Bisheriges Bestattungsrecht gilt seit 42 Jahren
Alle neuen Bestattungsformen hätten immanent die Problematik, dass es dann keinen öffentlich zugänglichen Ort für Trauer und Gedenken mehr gäbe. "Der Entwurf verabschiedet sich von der Totenfürsorge als Gemeinschaftsaufgabe", bilanzierte Schumacher.
Der zuständige Gesundheitsminister Clemens Hoch (SPD) beschrieb im Mai im Landtag das Ziel der Reform. Es gelte, "die Würde der verstorbenen Person und das sittliche Empfinden der Allgemeinheit mit dem Willen der Verstorbenen zu vereinen." Kern der Novelle seien deshalb zusätzliche, neue Bestattungsformen. Es bleibe jedoch beim Regelfall, dass der Friedhof gemeinsamer Ort der Trauer sein könne.
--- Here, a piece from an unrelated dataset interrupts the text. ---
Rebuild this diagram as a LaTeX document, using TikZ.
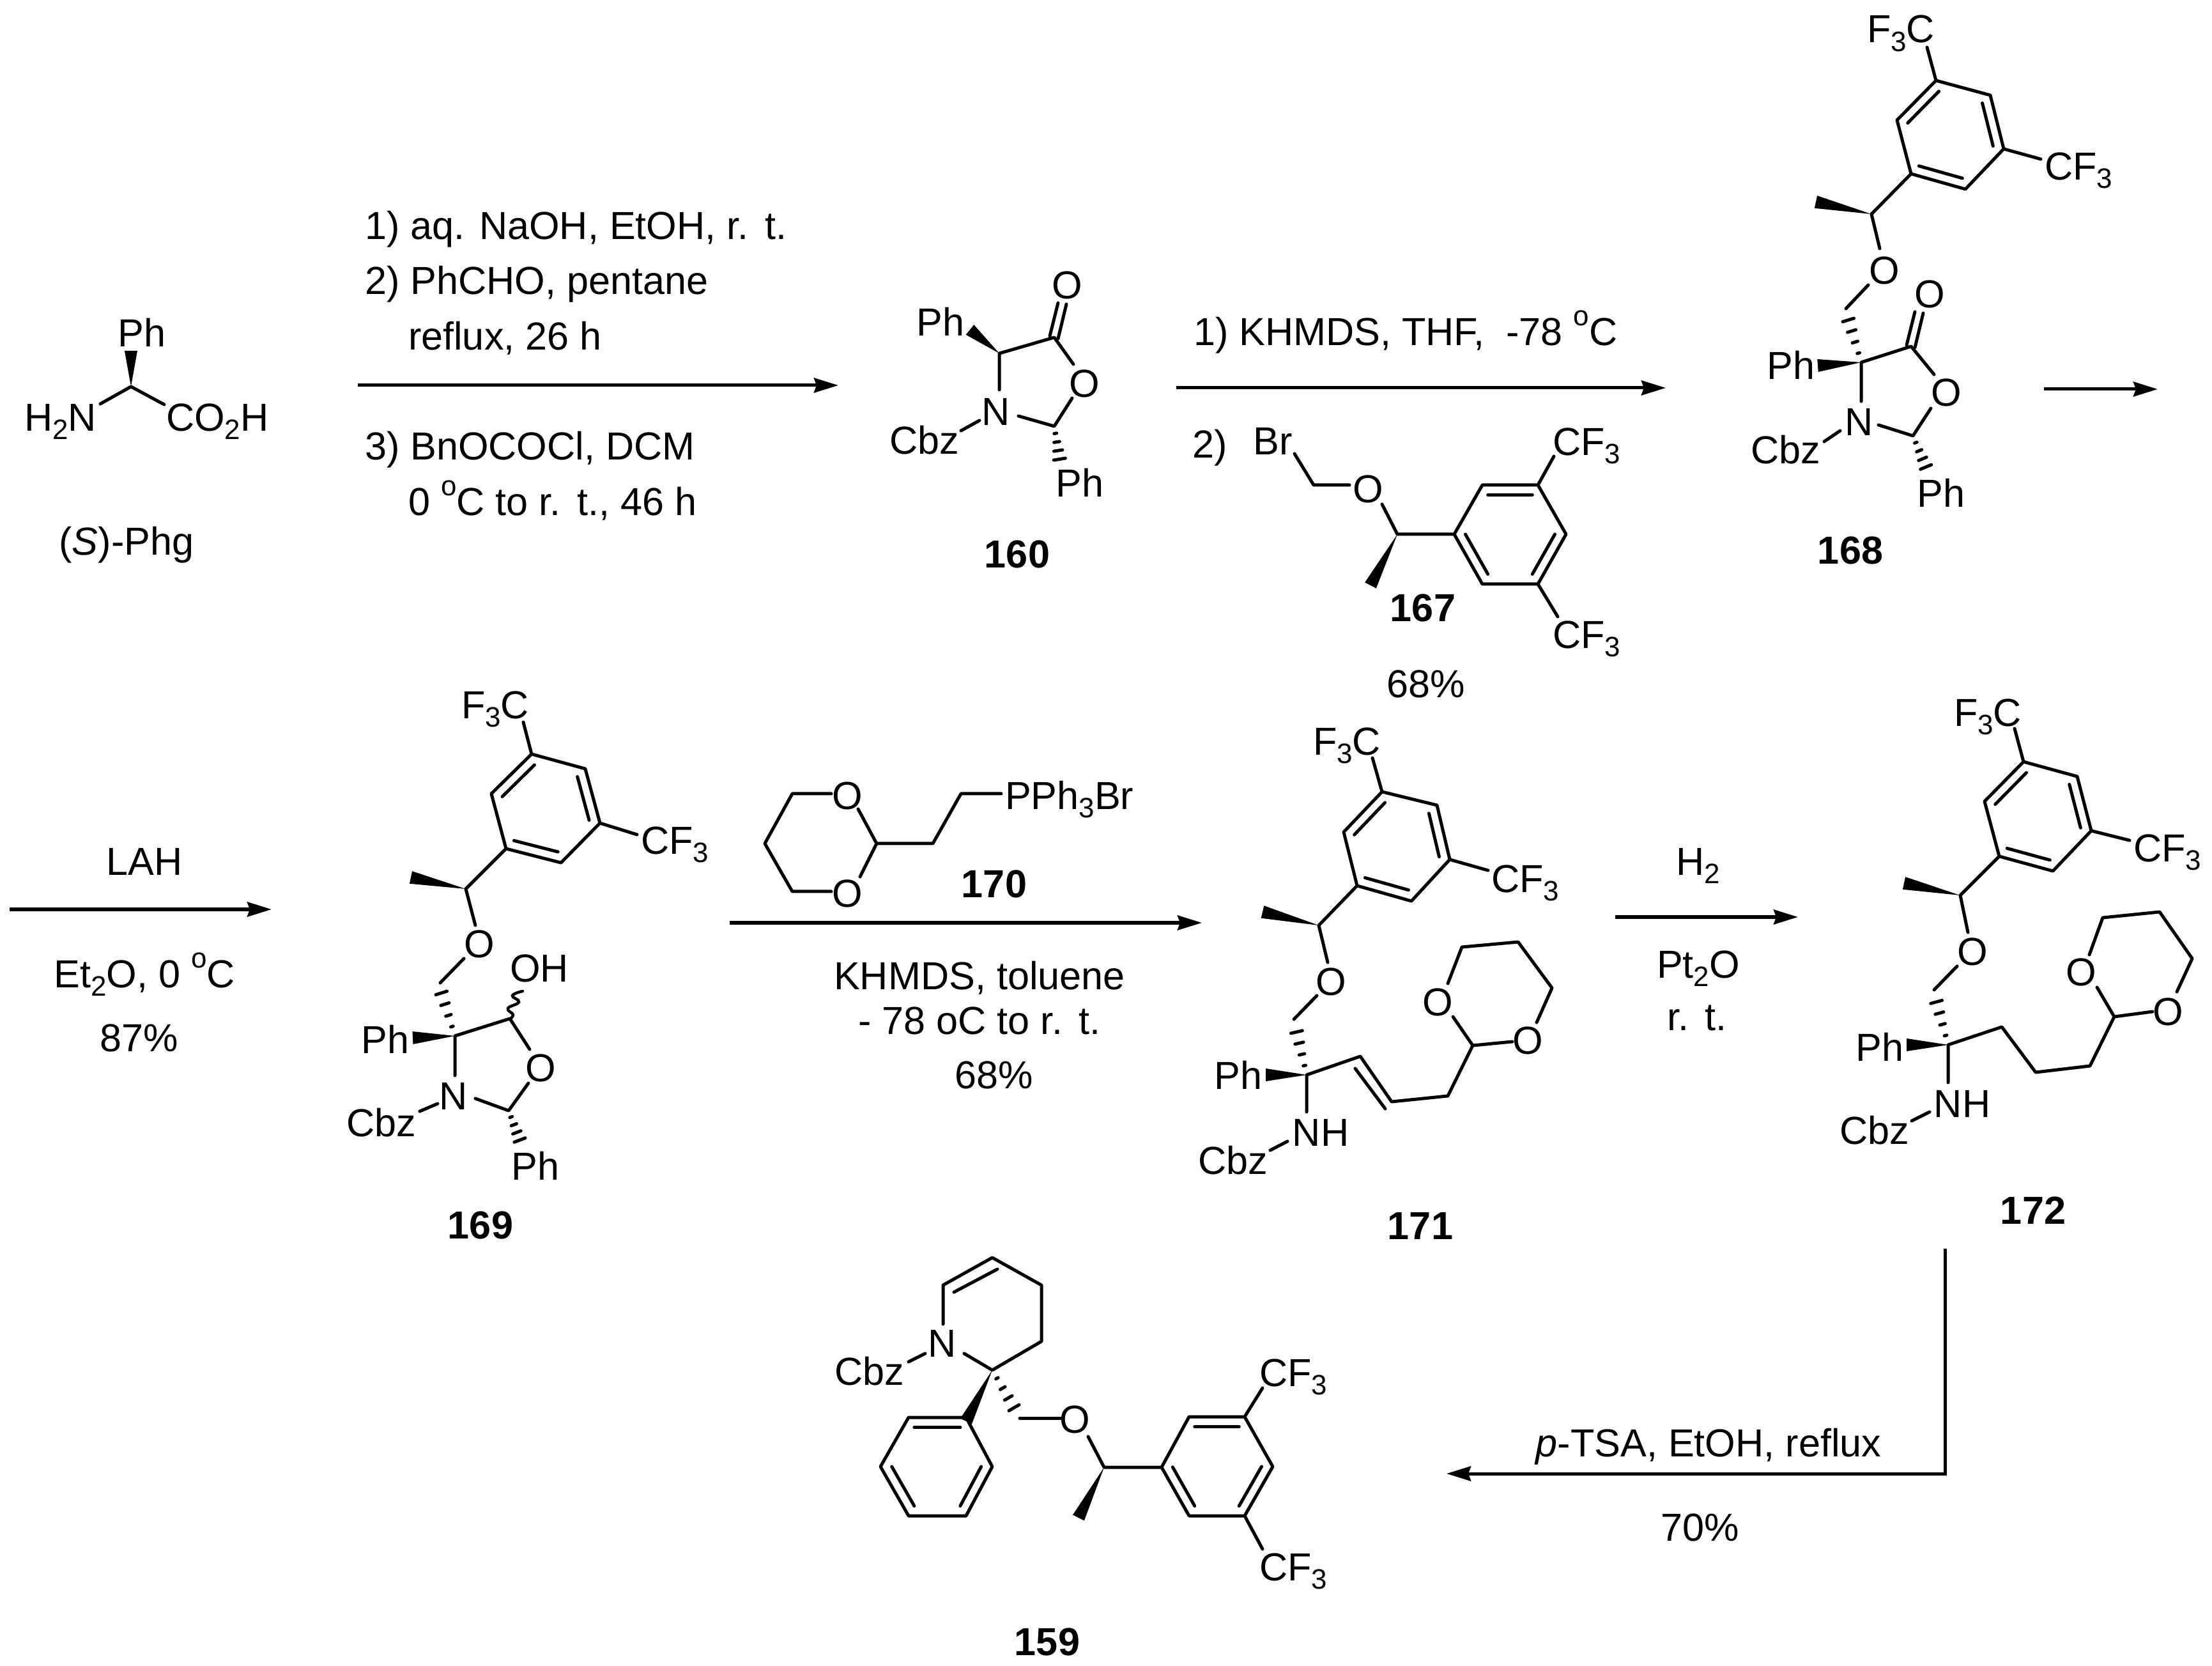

Das bisherige Bestattungsrecht gilt laut Hoch seit 42 Jahren. Der Entwurf der Regierung wurde bereits nachgebessert. Zunächst sollte die Asche in Flüssen verstreut werden - nun ist die Rede von Bestattungskapseln. Auch der ursprüngliche Zeitplan konnte nicht gehalten werden. Die verfolgte Reform fällt nun nach der Sommerpause in die Wahlkampfzeit, denn im März finden Neuwahlen statt.
Umfragen deuten seit geraumer Zeit auf einen möglichen Regierungswechsel hin. Die oppositionelle CDU liegt dabei vor der SPD, AfD und Grünen. Während die Regierungspartei FDP um den Wiedereinzug ins Parlament kämpfen muss.